In September, ten days after our daughter went off to her first year in college, we got a call that my brother was in an ambulance on the way to the hospital. My brother lived alone in a wonderful, supportive community. He had a stent put into his left anterior descending artery about 11 years ago, when he was 38. He has diabetes and has struggled with managing it. He’d had his thyroid removed at some point too. He’s had a few back surgeries. Needless to say we dropped everything, rolled into our Eurovan with the dog, and were on the road to Brewster, Washington within an hour.
When I saw him, I didn’t know if he was going to die. His belly was profoundly bloated. His skin tone was literally (and I literally mean literally) grey. Over the next 36 hours, we found out he had “severe cirrhosis” and that he would need to see a specialist ASAP. They removed 4 liters of fluid from his abdomen. He had a MELD score of 12 (for those of you who are familiar with what that means). We brought him back home with us, to Bend. Great timing though–with our kid freshly set loose we had an empty bedroom for him.

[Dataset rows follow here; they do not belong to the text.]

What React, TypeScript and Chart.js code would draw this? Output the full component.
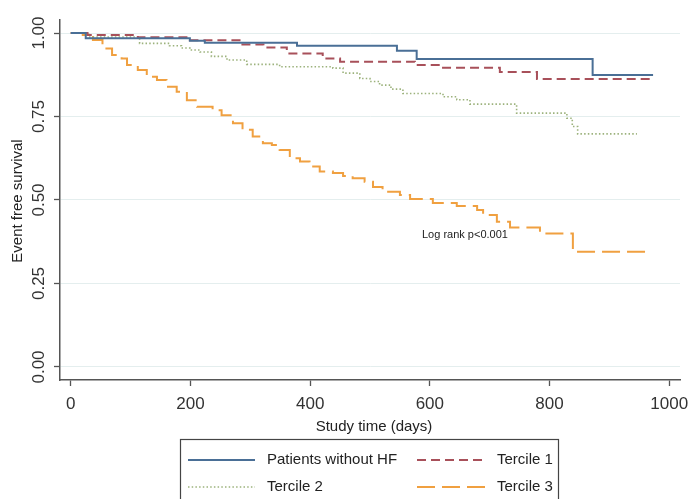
import React, { useEffect, useRef } from 'react';
import { Chart, registerables } from 'chart.js';

Chart.register(...registerables);

const FONT = '"Liberation Sans", Arial, Helvetica, sans-serif';

// Axis ticks
const xTickValues = [0, 200, 400, 600, 800, 1000];
const xTickLabels = ['0', '200', '400', '600', '800', '1000'];
const yTickValues = [0, 0.25, 0.5, 0.75, 1];
const yTickLabels = ['0.00', '0.25', '0.50', '0.75', '1.00'];

const xTitle = 'Study time (days)';
const yTitle = 'Event free survival';
const annotation = 'Log rank p<0.001';

const seriesNames = ['Patients without HF', 'Tercile 1', 'Tercile 2', 'Tercile 3'];

// Kaplan-Meier step curves (day of event, survival after event)
const noHfDays = [0, 25, 199, 224, 378, 545, 578, 872, 973];
const noHfSurv = [1.0, 0.984, 0.977, 0.971, 0.962, 0.947, 0.922, 0.874, 0.874];

const t1Days = [0, 28, 112, 199, 282, 322, 361, 421, 450, 575, 620, 717, 779, 973];
const t1Surv = [1.0, 0.994, 0.987, 0.978, 0.966, 0.957, 0.939, 0.924, 0.914, 0.904, 0.896, 0.883, 0.862, 0.862];

const t2Days = [0, 30, 115, 165, 185, 199, 216, 235, 261, 294, 349, 438, 455, 483, 500, 516, 535, 555, 622, 645, 667, 745, 829, 838, 847, 946];
const t2Surv = [1.0, 0.988, 0.969, 0.962, 0.955, 0.949, 0.943, 0.93, 0.919, 0.906, 0.899, 0.895, 0.88, 0.864, 0.855, 0.844, 0.832, 0.819, 0.809, 0.8, 0.787, 0.76, 0.745, 0.72, 0.698, 0.698];

const t3Days = [0, 20, 37, 53, 69, 85, 94, 112, 127, 144, 160, 177, 194, 211, 237, 252, 271, 287, 304, 321, 336, 349, 366, 383, 399, 416, 438, 455, 471, 491, 505, 521, 550, 567, 605, 645, 679, 689, 712, 734, 784, 839, 971];
const t3Surv = [1.0, 0.994, 0.979, 0.954, 0.934, 0.924, 0.904, 0.889, 0.869, 0.859, 0.839, 0.824, 0.799, 0.779, 0.769, 0.754, 0.73, 0.71, 0.69, 0.67, 0.665, 0.65, 0.625, 0.615, 0.6, 0.585, 0.581, 0.572, 0.565, 0.555, 0.539, 0.525, 0.515, 0.503, 0.491, 0.482, 0.47, 0.455, 0.435, 0.418, 0.4, 0.345, 0.345];

const seriesColors = ['#4a6f96', '#a8505a', '#9cb27c', '#f0a040'];

function toPoints(days: number[], surv: number[]) {
  return days.map((d, i) => ({ x: d, y: surv[i] }));
}

const overlayPlugin = {
  id: 'overlay',
  afterDraw(chart: any) {
    const ctx = chart.ctx as CanvasRenderingContext2D;
    const xs = chart.scales.x;
    const ys = chart.scales.y;
    ctx.save();
    ctx.fillStyle = '#333';

    // y tick labels (rotated)
    ctx.font = `17px ${FONT}`;
    ctx.textAlign = 'center';
    ctx.textBaseline = 'middle';
    yTickValues.forEach((v, i) => {
      const py = ys.getPixelForValue(v);
      ctx.save();
      ctx.translate(39, py);
      ctx.rotate(-Math.PI / 2);
      ctx.fillText(yTickLabels[i], 0, 0);
      ctx.restore();
    });

    // x tick labels
    xTickValues.forEach((v, i) => {
      const px = xs.getPixelForValue(v);
      ctx.fillText(xTickLabels[i], px, 404);
    });

    // axis titles
    ctx.font = `15px ${FONT}`;
    ctx.fillStyle = '#222';
    ctx.fillText(xTitle, 374, 427);
    ctx.save();
    ctx.translate(18, 201);
    ctx.rotate(-Math.PI / 2);
    ctx.fillText(yTitle, 0, 0);
    ctx.restore();

    // annotation
    ctx.font = `11px ${FONT}`;
    ctx.textAlign = 'left';
    ctx.fillStyle = '#222';
    ctx.fillText(annotation, 422, 235);

    // legend box
    ctx.strokeStyle = '#444';
    ctx.lineWidth = 1.2;
    ctx.strokeRect(180.5, 439.5, 378, 80);

    const slots = [
      { x1: 188, x2: 255, tx: 267, y: 460 },
      { x1: 417, x2: 485, tx: 497, y: 460 },
      { x1: 188, x2: 255, tx: 267, y: 487 },
      { x1: 417, x2: 485, tx: 497, y: 487 },
    ];
    ctx.font = `15px ${FONT}`;
    ctx.textBaseline = 'middle';
    chart.data.datasets.forEach((ds: any, i: number) => {
      const s = slots[i];
      ctx.save();
      ctx.strokeStyle = ds.borderColor;
      ctx.lineWidth = ds.borderWidth;
      ctx.setLineDash(ds.borderDash || []);
      ctx.beginPath();
      ctx.moveTo(s.x1, s.y);
      ctx.lineTo(s.x2, s.y);
      ctx.stroke();
      ctx.restore();
      ctx.fillStyle = '#222';
      ctx.fillText(seriesNames[i], s.tx, s.y);
    });
    ctx.restore();
  },
};

export default function App() {
  const canvasRef = useRef<HTMLCanvasElement | null>(null);

  useEffect(() => {
    if (!canvasRef.current) return;
    const chart = new Chart(canvasRef.current, {
      type: 'line',
      data: {
        datasets: [
          {
            label: seriesNames[0],
            data: toPoints(noHfDays, noHfSurv),
            borderColor: seriesColors[0],
            borderWidth: 2,
            borderDash: [],
          },
          {
            label: seriesNames[1],
            data: toPoints(t1Days, t1Surv),
            borderColor: seriesColors[1],
            borderWidth: 2,
            borderDash: [9, 5],
          },
          {
            label: seriesNames[2],
            data: toPoints(t2Days, t2Surv),
            borderColor: seriesColors[2],
            borderWidth: 1.6,
            borderDash: [1.5, 2.2],
          },
          {
            label: seriesNames[3],
            data: toPoints(t3Days, t3Surv),
            borderColor: seriesColors[3],
            borderWidth: 2,
            borderDash: [18, 7],
          },
        ].map((d) => ({ ...d, stepped: true, fill: false, pointRadius: 0, tension: 0 })) as any,
      },
      options: {
        responsive: false,
        animation: false,
        devicePixelRatio: 1,
        parsing: true,
        layout: { padding: { left: 0, top: 20, right: 11, bottom: 0 } },
        plugins: { legend: { display: false }, tooltip: { enabled: false } },
        scales: {
          x: {
            type: 'linear',
            min: -18,
            max: 1018,
            afterBuildTicks: (s: any) => {
              s.ticks = xTickValues.map((v) => ({ value: v }));
            },
            afterFit: (s: any) => {
              s.height = 119;
            },
            ticks: { display: false },
            grid: {
              drawOnChartArea: false,
              drawTicks: true,
              tickLength: 6,
              tickColor: '#555',
              tickWidth: 1.3,
            },
            border: { display: true, color: '#555', width: 1.5 },
          },
          y: {
            type: 'linear',
            min: -0.039,
            max: 1.039,
            afterBuildTicks: (s: any) => {
              s.ticks = yTickValues.map((v) => ({ value: v }));
            },
            afterFit: (s: any) => {
              s.width = 60;
            },
            ticks: { display: false },
            grid: {
              color: '#e4eeee',
              lineWidth: 1,
              drawTicks: true,
              tickLength: 6,
              tickColor: '#555',
              tickWidth: 1.3,
            },
            border: { display: true, color: '#555', width: 1.5 },
          },
        },
      } as any,
      plugins: [overlayPlugin],
    });
    return () => chart.destroy();
  }, []);

  return (
    <div style={{ position: 'absolute', left: 0, top: 0, width: 691, height: 499, background: '#fff' }}>
      <canvas ref={canvasRef} width={691} height={499} style={{ display: 'block', width: 691, height: 499 }} />
    </div>
  );
}
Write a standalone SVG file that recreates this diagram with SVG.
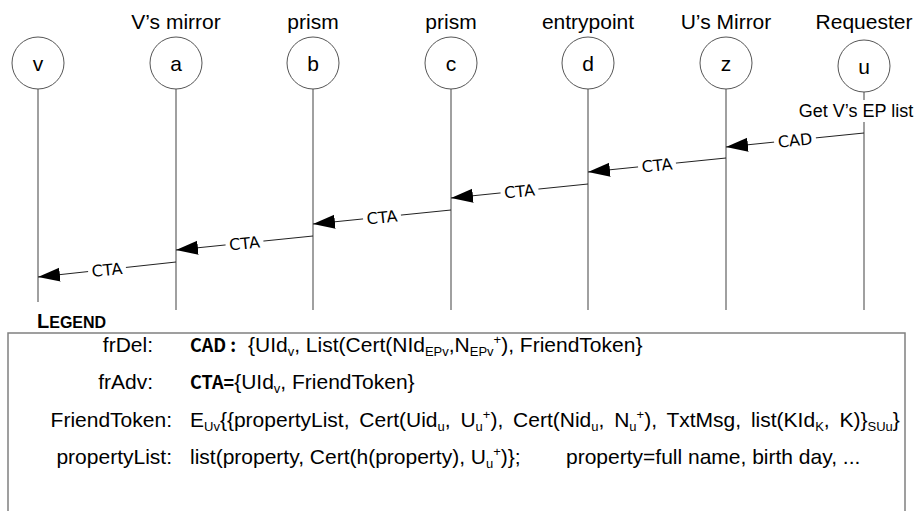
<svg xmlns="http://www.w3.org/2000/svg" width="919" height="511" viewBox="0 0 919 511">
<style>
.lbl{font-family:"Liberation Sans",Arial,sans-serif;font-size:21px;fill:#000;text-anchor:middle}
.circ{fill:#fff;stroke:#555;stroke-width:1}
.life{stroke:#808080;stroke-width:1.5;fill:none}
.msg{stroke:#222;stroke-width:1;fill:none;marker-end:url(#ah)}
.ml{font-family:"DejaVu Sans",sans-serif;font-size:16px;fill:#000;text-anchor:middle}
.lg{font-family:"Liberation Sans",Arial,sans-serif;font-size:21px;fill:#000}
.sb{font-size:13px}
.bd{font-family:"Noto Sans CJK SC","DejaVu Sans",sans-serif;font-weight:bold;font-size:18px}
</style>
<defs>
<marker id="ah" markerUnits="userSpaceOnUse" markerWidth="24" markerHeight="16" refX="22" refY="7" orient="auto">
<path d="M0,0 L22,7 L0,14 Z" fill="#000"/>
</marker>
</defs>
<rect width="919" height="511" fill="#fff"/>

<g id="lifelines">
<line class="life" x1="38" y1="89" x2="38" y2="302"/>
<line class="life" x1="176" y1="89" x2="176" y2="310"/>
<line class="life" x1="313" y1="89" x2="313" y2="310"/>
<line class="life" x1="451" y1="89" x2="451" y2="310"/>
<line class="life" x1="588" y1="89" x2="588" y2="310"/>
<line class="life" x1="726" y1="89" x2="726" y2="310"/>
<line class="life" x1="864" y1="92" x2="864" y2="100"/>
<line class="life" x1="864" y1="122" x2="864" y2="310"/>
</g>

<g id="node-v"><circle class="circ" cx="38" cy="63" r="26"/><text class="lbl" x="38" y="71">v</text></g>
<g id="node-a"><text class="lbl" x="176" y="29">V’s mirror</text><circle class="circ" cx="176" cy="63" r="26"/><text class="lbl" x="176" y="71">a</text></g>
<g id="node-b"><text class="lbl" x="313" y="29">prism</text><circle class="circ" cx="313" cy="63" r="26"/><text class="lbl" x="313" y="71">b</text></g>
<g id="node-c"><text class="lbl" x="451" y="29">prism</text><circle class="circ" cx="451" cy="63" r="26"/><text class="lbl" x="451" y="71">c</text></g>
<g id="node-d"><text class="lbl" x="588" y="29">entrypoint</text><circle class="circ" cx="588" cy="63" r="26"/><text class="lbl" x="588" y="71">d</text></g>
<g id="node-z"><text class="lbl" x="726" y="29">U’s Mirror</text><circle class="circ" cx="726" cy="63" r="26"/><text class="lbl" x="726" y="71">z</text></g>
<g id="node-u"><text class="lbl" x="864" y="29">Requester</text><circle class="circ" cx="864" cy="66" r="26"/><text class="lbl" x="864" y="74">u</text>
<text class="lbl" x="856" y="117" style="font-size:18px">Get V’s EP list</text></g>

<g id="connectors">
<line class="msg" x1="864" y1="133" x2="726" y2="147"/>
<line class="msg" x1="726" y1="158" x2="588" y2="172"/>
<line class="msg" x1="588" y1="184" x2="451" y2="198"/>
<line class="msg" x1="451" y1="210" x2="313" y2="224"/>
<line class="msg" x1="313" y1="236" x2="176" y2="250"/>
<line class="msg" x1="176" y1="262" x2="38" y2="277"/>
<g transform="translate(795,140) rotate(-5.8)"><rect x="-21" y="-8" width="42" height="16" fill="#fff"/><text class="ml" y="6">CAD</text></g>
<g transform="translate(657,165) rotate(-5.8)"><rect x="-19" y="-8" width="38" height="16" fill="#fff"/><text class="ml" y="6">CTA</text></g>
<g transform="translate(519.5,191) rotate(-5.8)"><rect x="-19" y="-8" width="38" height="16" fill="#fff"/><text class="ml" y="6">CTA</text></g>
<g transform="translate(382,217) rotate(-5.8)"><rect x="-19" y="-8" width="38" height="16" fill="#fff"/><text class="ml" y="6">CTA</text></g>
<g transform="translate(244.5,243) rotate(-5.8)"><rect x="-19" y="-8" width="38" height="16" fill="#fff"/><text class="ml" y="6">CTA</text></g>
<g transform="translate(107,269.5) rotate(-5.8)"><rect x="-19" y="-8" width="38" height="16" fill="#fff"/><text class="ml" y="6">CTA</text></g>
</g>

<g id="legend">
<text x="37" y="328" style="font-family:'Liberation Sans',Arial,sans-serif;font-weight:bold;font-size:20px">L<tspan style="font-size:16px">EGEND</tspan></text>
<path d="M8,520 L8,333 L905,333 L905,520" fill="none" stroke="#808080" stroke-width="1.5"/>
<text class="lg" x="153" y="352" text-anchor="end">frDel:</text>
<text class="lg" x="190" y="352"><tspan class="bd">CAD</tspan><tspan class="bd" dx="4">:</tspan></text>
<text class="lg" x="248" y="352">{UId<tspan class="sb" dy="4">v</tspan><tspan dy="-4">, List(Cert(NId</tspan><tspan class="sb" dy="4">EPv</tspan><tspan dy="-4">,N</tspan><tspan class="sb" dy="4">EPv</tspan><tspan class="sb" dy="-12">+</tspan><tspan dy="8">), FriendToken}</tspan></text>

<text class="lg" x="153" y="389" text-anchor="end">frAdv:</text>
<text class="lg" x="190" y="389"><tspan class="bd">CTA=</tspan>{UId<tspan class="sb" dy="4">v</tspan><tspan dy="-4">, FriendToken}</tspan></text>

<text class="lg" x="172" y="427" text-anchor="end">FriendToken:</text>
<text class="lg" x="190" y="427" style="word-spacing:4px">E<tspan class="sb" dy="4">Uv</tspan><tspan dy="-4">{{propertyList, Cert(Uid</tspan><tspan class="sb" dy="4">u</tspan><tspan dy="-4">, U</tspan><tspan class="sb" dy="4">u</tspan><tspan class="sb" dy="-12">+</tspan><tspan dy="8">), Cert(Nid</tspan><tspan class="sb" dy="4">u</tspan><tspan dy="-4">, N</tspan><tspan class="sb" dy="4">u</tspan><tspan class="sb" dy="-12">+</tspan><tspan dy="8">), TxtMsg, list(KId</tspan><tspan class="sb" dy="4">K</tspan><tspan dy="-4">, K)}</tspan><tspan class="sb" dy="4">SUu</tspan><tspan dy="-4">}</tspan></text>

<text class="lg" x="172" y="464" text-anchor="end">propertyList:</text>
<text class="lg" x="190" y="464">list(property, Cert(h(property), U<tspan class="sb" dy="4">u</tspan><tspan class="sb" dy="-12">+</tspan><tspan dy="8">)};</tspan></text>
<text class="lg" x="566" y="464">property=full name, birth day, ...</text>
</g>
</svg>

My husband, Rodney, and I have always been pretty healthy, so we made some modifications and started eating even healthier. I read as many studies as I could about liver disease. My brother, who enjoyed his alcohol but was not an alcoholic, hasn’t had any booze since before he went into hospital, and he will eat all the healthy, cardboard-textured, pond-smelling crap I put in front of him. Then we found out about how whole food plant-based diets have been known to reverse diabetes and a whole bunch of other chronic diseases. So we’ve drastically reduced his intake of salmon, chicken, yogurt, eggs, and cheese (although this has to be balanced because he keeps losing weight–it feels like a tightrope walk). Anyway, Jason’s sticking with the super healthy stuff. There’s nothing like cirrhosis to spur a lifestyle change.
That was almost 3 months ago. He seems to have stabilized, but we’re not sure. He has lost 60 pounds. And he still hasn’t been able to get in to see a liver specialist. His first appointment is scheduled for next week. That’s pretty fucked up.
This website is about this: our dietary choices have a profound impact on our health. This is a fact (and, yeah, I know the whole “fact” thing has been up for debate, but call me old school, I still believe in them). Sadly and frustratingly, government policy, corporate America, and our culture funnel us towards unhealthy choices, with tragic, expensive, and global consequences. It comes down to money and big business interests.
There is no kale lobby.
But there is a meat and dairy lobby. And powerful pharmaceutical companies. And elected officials who have lost sight of their role in protecting their constituents (and my democracy, while I’m at it).
My government is not protecting me. Or my brother. Or my daughter. I’d say it’s not protecting my husband, but he’s the type that doesn’t need protecting. He’s that guy you’d choose to have on the desert island with you.
Anyway, I’m pissed. I’ve become pretty private in the last year or so, but apparently that was short-lived, and it’s time to bust out of privacy mode. I’m still going to ignore Facebook; it’s fucked around with my democracy way too much.
NOTE: Why the hell is this website called “Warm Bricks”? About ten years ago, I was outside on our front porch trying to gather myself over I don’t even remember what. It was spring, and it was cold, but I laid back on the bricks. They were hard and slightly uncomfortable, but they were warm from being in the sun, despite the cold. I flashed back to being a kid. And it was nice. It reminded me that even when shit gets serious, small things–like warm bricks–can be lovely. And they might even tether us enough to keep us from completely losing our minds. I started the “Warm Bricks” blog thing back then, but took it down a couple years ago. Recently I decided to resurrect it, under the same name. All the other names I came up with were super fucking cheesy and already taken.
Now I’m gonna talk about healthy human bodily functions. I have to acknowledge that “warm bricks” sounds like a metaphor for fresh and way-too-firm poop. I think that’s kinda funny. But let me assure you, if you go whole food and plant-based, your poop will continue to be warm, but it will rarely be the consistency of a brick. Enough said.